Variation is the fuel of inference. No variation, no learning.

  • No variation in Y (your outcome) → can’t estimate spread or uncertainty
  • No variation in X (your regressor) → can’t estimate slopes
  • No variation between X1 and X2 (regressors move together) → can’t separate their effects
  • No variation in treatment assignment (everyone treated or everyone control) → can’t estimate causal effects

Precision problems vs identification problems

Not all “bad variation” is the same. The SE formula has a numerator and a denominator, and they fail in completely different ways:

\[SE(\hat{\beta}) = \frac{\overbrace{\sigma}^{\text{numerator: noise in Y}}}{\underbrace{\sqrt{n} \cdot SD(X)}_{\text{denominator: signal in X}}}\]

A note on \(\sigma\): in the simulations above, you set \(\sigma\) with a slider — you’re the Oracle, generating data from a known distribution so you can watch what happens when things break. In real life, you never know \(\sigma\). You estimate it from the data using the sample SD, \(s = \sqrt{\sum(x_i - \bar{x})^2 / (n-1)}\), and plug that in. This is why real inference uses the t-distribution (which accounts for the extra uncertainty of estimating \(\sigma\)) rather than the normal. As \(n\) grows, \(s\) converges to \(\sigma\) and the t converges to the normal — but with small samples, the distinction matters.

Precision problem (numerator too big). High variance in Y means \(\sigma\) is large, so your SE is large and your CIs are wide. But OLS is still unbiased — you still get the right answer on average. You can fix this by collecting more data: \(SE \propto \sigma / \sqrt{n}\), so if the noise in Y doubles, quadrupling your sample size gets you back to the same SE. Why does more data help?

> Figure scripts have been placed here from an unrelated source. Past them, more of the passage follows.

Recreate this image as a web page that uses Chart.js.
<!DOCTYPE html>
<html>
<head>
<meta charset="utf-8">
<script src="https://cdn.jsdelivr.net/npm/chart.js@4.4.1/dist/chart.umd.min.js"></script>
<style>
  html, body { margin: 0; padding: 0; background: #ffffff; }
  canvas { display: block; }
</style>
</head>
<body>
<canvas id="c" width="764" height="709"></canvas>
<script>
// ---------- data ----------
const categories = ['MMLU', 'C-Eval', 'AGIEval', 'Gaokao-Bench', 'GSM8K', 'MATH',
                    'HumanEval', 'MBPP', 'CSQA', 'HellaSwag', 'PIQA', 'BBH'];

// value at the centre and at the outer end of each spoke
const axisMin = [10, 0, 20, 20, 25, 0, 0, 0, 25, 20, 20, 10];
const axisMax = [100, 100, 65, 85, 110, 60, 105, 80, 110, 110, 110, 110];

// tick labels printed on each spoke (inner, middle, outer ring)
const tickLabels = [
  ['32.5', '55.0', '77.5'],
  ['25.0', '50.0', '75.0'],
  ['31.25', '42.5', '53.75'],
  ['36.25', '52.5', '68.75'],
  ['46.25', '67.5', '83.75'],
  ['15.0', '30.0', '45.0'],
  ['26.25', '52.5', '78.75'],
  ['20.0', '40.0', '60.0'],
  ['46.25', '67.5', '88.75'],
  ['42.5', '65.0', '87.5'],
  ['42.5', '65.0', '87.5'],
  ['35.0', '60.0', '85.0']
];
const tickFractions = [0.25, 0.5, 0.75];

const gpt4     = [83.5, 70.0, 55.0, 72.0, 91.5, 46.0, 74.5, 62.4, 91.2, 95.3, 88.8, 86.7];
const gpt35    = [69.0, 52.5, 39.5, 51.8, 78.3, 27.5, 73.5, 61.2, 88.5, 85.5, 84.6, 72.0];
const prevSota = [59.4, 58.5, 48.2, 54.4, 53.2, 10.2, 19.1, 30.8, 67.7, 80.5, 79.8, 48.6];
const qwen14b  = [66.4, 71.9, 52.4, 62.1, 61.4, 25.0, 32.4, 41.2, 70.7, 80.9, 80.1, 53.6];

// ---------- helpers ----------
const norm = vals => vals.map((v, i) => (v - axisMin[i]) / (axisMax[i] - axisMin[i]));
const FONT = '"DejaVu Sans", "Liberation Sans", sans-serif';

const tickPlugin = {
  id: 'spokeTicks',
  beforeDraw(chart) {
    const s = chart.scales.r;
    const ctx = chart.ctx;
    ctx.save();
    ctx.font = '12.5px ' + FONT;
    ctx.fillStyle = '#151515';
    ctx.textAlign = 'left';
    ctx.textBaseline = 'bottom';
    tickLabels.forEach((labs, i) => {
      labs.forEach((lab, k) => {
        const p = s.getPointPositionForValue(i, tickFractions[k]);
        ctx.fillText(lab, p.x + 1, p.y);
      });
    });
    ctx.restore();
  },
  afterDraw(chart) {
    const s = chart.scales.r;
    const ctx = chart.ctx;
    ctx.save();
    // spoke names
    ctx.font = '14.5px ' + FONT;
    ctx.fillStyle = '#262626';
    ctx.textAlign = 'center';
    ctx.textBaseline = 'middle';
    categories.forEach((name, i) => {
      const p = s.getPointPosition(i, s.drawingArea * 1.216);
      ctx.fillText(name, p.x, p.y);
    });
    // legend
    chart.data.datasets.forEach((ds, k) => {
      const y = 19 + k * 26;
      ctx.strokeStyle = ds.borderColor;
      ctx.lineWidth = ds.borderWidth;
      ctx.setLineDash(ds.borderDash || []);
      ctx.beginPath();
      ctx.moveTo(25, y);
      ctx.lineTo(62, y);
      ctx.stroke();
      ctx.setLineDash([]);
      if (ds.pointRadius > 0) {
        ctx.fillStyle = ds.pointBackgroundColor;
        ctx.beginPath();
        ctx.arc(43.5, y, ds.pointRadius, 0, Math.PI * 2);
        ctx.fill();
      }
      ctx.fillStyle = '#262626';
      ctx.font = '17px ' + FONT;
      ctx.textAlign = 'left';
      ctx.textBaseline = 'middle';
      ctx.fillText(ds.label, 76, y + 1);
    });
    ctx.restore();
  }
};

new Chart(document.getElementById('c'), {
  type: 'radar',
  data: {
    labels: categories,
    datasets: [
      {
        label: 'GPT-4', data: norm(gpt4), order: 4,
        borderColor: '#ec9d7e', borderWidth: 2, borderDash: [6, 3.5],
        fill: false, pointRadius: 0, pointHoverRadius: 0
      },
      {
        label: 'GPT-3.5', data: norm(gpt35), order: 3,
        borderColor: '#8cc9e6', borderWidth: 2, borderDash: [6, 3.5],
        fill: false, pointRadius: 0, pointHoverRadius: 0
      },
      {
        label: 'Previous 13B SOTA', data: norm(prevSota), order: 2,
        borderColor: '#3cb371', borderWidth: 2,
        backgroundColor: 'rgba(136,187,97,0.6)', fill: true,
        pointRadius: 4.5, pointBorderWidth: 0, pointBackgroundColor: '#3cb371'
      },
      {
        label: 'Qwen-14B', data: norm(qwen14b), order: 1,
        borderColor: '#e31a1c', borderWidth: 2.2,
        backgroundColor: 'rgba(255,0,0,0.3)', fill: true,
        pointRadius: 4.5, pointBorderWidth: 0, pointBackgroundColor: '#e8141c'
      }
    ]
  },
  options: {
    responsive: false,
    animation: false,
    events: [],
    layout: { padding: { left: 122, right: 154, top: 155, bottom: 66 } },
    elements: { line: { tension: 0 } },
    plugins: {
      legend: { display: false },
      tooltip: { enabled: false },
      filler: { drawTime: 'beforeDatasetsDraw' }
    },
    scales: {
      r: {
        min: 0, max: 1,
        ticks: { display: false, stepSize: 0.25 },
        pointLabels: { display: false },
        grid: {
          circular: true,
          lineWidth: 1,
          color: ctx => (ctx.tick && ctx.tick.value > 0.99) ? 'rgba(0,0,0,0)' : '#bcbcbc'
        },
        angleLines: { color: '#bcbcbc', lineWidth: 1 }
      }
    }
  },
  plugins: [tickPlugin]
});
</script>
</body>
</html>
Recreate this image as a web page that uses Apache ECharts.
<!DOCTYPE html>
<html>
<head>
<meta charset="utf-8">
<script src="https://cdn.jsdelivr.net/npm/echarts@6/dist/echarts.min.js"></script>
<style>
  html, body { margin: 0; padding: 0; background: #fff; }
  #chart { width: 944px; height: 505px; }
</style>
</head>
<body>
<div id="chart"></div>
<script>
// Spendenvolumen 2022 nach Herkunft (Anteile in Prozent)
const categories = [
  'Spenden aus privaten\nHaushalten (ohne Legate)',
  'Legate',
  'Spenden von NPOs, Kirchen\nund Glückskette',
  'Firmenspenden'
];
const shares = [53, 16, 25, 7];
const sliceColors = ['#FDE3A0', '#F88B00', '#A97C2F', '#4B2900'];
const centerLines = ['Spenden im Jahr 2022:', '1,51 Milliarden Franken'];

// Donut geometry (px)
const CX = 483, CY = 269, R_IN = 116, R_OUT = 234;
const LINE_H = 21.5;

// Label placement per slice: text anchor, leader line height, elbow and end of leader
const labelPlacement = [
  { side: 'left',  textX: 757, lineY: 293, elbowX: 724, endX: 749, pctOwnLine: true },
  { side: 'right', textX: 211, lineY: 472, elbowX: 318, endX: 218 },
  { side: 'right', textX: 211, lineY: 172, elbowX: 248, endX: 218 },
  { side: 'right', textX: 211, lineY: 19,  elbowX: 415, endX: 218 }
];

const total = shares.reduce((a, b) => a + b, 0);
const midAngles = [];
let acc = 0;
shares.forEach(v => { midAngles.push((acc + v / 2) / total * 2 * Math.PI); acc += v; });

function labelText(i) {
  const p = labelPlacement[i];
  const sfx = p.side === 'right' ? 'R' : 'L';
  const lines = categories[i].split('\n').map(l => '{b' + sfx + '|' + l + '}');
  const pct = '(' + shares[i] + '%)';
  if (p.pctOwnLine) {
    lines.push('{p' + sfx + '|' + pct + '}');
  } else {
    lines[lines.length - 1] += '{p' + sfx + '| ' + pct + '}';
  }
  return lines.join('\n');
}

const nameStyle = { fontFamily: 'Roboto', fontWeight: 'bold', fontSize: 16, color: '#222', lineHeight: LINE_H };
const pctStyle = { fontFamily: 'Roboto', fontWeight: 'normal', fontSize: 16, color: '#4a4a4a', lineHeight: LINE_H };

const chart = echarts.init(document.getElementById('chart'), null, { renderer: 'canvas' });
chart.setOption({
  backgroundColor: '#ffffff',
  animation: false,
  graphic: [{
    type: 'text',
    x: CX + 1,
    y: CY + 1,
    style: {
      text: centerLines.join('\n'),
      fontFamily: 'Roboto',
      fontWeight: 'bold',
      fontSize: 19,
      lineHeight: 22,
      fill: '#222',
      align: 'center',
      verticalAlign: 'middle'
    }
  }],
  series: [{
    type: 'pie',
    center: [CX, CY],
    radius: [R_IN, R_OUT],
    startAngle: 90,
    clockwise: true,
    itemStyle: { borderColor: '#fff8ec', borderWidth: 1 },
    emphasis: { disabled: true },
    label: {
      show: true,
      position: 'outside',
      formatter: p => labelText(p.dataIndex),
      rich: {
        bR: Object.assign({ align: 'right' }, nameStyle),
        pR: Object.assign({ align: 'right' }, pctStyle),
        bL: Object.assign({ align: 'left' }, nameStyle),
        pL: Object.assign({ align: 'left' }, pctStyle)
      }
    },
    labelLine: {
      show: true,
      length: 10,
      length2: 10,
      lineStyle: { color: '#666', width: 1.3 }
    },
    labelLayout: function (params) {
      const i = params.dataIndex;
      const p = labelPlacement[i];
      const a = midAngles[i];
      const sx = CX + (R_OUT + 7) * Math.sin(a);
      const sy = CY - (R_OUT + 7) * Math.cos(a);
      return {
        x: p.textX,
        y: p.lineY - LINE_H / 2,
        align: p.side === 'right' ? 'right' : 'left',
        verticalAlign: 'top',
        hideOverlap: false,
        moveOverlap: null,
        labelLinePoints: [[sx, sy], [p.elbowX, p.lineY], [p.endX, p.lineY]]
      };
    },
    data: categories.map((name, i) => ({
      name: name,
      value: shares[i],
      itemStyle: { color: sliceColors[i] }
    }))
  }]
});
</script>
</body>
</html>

It doesn’t reduce the noise in any single observation — \(\sigma^2\) is a property of the population, not your sample size. But when you average over more observations, the random noise cancels out: some observations are too high, some too low, and the average lands closer to the truth. Formally, \(\text{Var}(\bar{X}) = \sigma^2 / n\). The variance of the average shrinks even though each observation is equally noisy. That’s the Law of Large Numbers. More data always helps a precision problem.

Identification problem (denominator goes to zero). When \(SD(X) \to 0\), or \(n \to 1\), or regressors become perfectly collinear, the denominator vanishes and the SE goes to infinity. This isn’t imprecision — the parameter literally isn’t estimable. No amount of data fixes it. If every person in your study has the same income, you cannot estimate the effect of income, period — not with 100 observations, not with a million. The formula divides by zero and OLS either crashes or gives you a meaningless number. More data never helps an identification problem.

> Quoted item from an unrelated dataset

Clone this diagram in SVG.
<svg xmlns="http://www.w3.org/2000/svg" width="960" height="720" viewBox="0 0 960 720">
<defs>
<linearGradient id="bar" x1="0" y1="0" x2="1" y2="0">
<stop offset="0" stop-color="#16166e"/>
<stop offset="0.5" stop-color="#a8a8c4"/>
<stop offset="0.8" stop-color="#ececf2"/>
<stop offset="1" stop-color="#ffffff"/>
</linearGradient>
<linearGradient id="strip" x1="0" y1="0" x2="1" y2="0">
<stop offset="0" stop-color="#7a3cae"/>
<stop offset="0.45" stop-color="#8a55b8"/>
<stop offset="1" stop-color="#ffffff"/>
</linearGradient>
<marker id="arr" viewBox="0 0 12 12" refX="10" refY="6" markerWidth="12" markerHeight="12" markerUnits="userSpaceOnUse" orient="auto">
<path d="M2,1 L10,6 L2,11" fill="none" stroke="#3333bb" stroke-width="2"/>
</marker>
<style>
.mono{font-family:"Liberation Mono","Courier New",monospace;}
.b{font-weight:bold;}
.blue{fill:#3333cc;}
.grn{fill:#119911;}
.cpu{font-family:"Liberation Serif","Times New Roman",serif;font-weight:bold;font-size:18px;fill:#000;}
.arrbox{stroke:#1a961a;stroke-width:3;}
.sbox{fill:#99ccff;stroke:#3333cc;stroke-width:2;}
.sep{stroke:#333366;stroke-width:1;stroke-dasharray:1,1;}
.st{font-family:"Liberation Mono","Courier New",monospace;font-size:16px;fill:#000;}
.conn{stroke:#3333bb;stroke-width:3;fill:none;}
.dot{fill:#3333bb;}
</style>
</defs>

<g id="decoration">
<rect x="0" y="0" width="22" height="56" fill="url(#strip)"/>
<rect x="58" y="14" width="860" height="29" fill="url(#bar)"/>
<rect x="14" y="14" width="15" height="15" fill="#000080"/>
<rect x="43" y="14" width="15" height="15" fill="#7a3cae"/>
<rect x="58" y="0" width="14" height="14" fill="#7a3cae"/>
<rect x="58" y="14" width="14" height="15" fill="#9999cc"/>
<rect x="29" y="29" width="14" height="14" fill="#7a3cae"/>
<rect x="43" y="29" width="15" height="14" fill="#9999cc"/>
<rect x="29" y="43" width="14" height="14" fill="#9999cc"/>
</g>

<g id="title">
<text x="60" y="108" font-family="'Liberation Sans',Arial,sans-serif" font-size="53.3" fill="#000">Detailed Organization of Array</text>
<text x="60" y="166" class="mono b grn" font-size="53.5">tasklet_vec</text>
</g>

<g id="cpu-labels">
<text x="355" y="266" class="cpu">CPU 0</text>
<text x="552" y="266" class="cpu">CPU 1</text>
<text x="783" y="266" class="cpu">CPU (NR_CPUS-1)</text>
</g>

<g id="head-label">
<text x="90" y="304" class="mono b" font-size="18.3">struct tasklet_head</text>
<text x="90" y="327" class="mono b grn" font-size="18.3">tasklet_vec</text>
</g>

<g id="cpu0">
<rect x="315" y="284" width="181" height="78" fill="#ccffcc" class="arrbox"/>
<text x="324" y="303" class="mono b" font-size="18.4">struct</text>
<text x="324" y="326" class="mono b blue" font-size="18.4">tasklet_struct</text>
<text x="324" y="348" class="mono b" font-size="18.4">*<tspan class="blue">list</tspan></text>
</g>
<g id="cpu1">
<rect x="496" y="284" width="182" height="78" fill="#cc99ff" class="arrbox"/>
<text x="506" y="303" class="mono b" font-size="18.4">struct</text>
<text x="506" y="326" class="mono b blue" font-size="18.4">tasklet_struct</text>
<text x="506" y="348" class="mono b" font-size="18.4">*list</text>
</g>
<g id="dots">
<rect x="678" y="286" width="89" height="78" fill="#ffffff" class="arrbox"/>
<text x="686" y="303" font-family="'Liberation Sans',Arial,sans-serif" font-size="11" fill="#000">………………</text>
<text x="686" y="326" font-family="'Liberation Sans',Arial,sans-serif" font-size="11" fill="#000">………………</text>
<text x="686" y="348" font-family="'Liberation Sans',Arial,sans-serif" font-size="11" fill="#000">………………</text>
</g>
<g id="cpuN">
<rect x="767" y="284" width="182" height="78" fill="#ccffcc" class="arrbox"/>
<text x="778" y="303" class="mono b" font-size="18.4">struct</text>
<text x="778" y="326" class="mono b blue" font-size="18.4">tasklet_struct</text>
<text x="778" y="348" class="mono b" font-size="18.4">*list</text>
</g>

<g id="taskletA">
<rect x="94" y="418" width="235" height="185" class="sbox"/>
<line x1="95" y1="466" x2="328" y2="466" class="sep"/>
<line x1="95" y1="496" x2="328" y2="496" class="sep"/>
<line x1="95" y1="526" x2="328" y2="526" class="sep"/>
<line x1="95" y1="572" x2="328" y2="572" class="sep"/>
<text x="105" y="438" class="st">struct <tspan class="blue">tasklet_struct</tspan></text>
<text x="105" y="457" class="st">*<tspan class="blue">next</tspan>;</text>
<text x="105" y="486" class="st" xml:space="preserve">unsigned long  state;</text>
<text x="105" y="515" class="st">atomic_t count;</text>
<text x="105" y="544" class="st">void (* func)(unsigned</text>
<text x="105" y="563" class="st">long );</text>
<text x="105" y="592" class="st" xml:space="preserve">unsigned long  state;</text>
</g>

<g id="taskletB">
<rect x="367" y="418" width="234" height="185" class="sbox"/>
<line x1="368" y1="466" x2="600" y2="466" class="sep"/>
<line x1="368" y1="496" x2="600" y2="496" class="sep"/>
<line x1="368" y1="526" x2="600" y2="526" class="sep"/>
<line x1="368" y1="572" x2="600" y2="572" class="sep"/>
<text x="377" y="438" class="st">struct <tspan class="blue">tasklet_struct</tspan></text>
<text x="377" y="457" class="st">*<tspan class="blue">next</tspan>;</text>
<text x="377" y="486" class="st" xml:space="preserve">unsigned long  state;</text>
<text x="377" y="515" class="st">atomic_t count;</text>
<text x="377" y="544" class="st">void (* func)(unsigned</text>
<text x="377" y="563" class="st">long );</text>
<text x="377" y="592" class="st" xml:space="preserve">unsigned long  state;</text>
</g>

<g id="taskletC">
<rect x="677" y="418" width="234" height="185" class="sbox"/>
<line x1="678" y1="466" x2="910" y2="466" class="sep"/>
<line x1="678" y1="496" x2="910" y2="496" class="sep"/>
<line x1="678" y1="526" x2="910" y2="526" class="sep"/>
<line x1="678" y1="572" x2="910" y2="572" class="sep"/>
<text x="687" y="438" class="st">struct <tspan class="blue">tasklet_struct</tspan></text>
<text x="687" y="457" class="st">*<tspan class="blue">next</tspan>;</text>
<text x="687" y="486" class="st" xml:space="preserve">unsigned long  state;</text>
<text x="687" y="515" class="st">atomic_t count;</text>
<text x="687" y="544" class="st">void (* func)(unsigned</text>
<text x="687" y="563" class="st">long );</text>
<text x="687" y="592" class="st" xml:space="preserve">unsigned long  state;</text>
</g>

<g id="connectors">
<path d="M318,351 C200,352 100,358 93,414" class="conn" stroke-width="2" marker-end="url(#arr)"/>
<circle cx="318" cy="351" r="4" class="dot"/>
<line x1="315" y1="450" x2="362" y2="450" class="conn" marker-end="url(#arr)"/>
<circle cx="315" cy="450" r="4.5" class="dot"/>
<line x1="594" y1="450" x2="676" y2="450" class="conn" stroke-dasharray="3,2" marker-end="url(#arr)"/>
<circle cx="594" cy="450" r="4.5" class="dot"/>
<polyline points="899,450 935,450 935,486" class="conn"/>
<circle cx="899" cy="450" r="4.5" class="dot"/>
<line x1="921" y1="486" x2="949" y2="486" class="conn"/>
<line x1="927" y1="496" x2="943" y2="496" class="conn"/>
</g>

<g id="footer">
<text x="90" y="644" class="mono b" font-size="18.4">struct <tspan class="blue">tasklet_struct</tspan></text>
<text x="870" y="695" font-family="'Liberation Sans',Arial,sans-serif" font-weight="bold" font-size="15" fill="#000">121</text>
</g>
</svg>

Precision problem Identification problem
What’s wrong Numerator too big (\(\sigma\) large) Denominator goes to zero
Bias? No — estimates are centered on truth Undefined — no estimate exists
CIs? Wide but valid Infinite or meaningless
Fix with more data? Yes (\(SE \propto 1/\sqrt{n}\)) No
Example Noisy outcome Constant regressor, perfect collinearity, n = 1

Understanding where the variation comes from — and when it might disappear — is the difference between statistics that works and statistics that lies.


Did you know?

  • The problem of perfect multicollinearity is sometimes called the identification problem — there are infinitely many combinations of \(\beta_1\) and \(\beta_2\) that fit the data equally well. This is the same issue that arises in causal inference when you try to separate selection from treatment without an experiment.

  • Near-degeneracy can be worse than full degeneracy in practice. When Var(X) = 0, your software throws an error and you know something is wrong. When Var(X) is tiny but nonzero, OLS happily produces an estimate with a massive SE that you might not notice — especially if you don’t look at standard errors. This is why always report SEs, not just point estimates.

  • The condition number of the \(X'X\) matrix is used in numerical linear algebra to detect near-degeneracy. A condition number above \(10^6\) means your computer’s floating-point arithmetic is losing significant digits when inverting the matrix — your regression coefficients may be numerically unreliable even if they’re theoretically defined.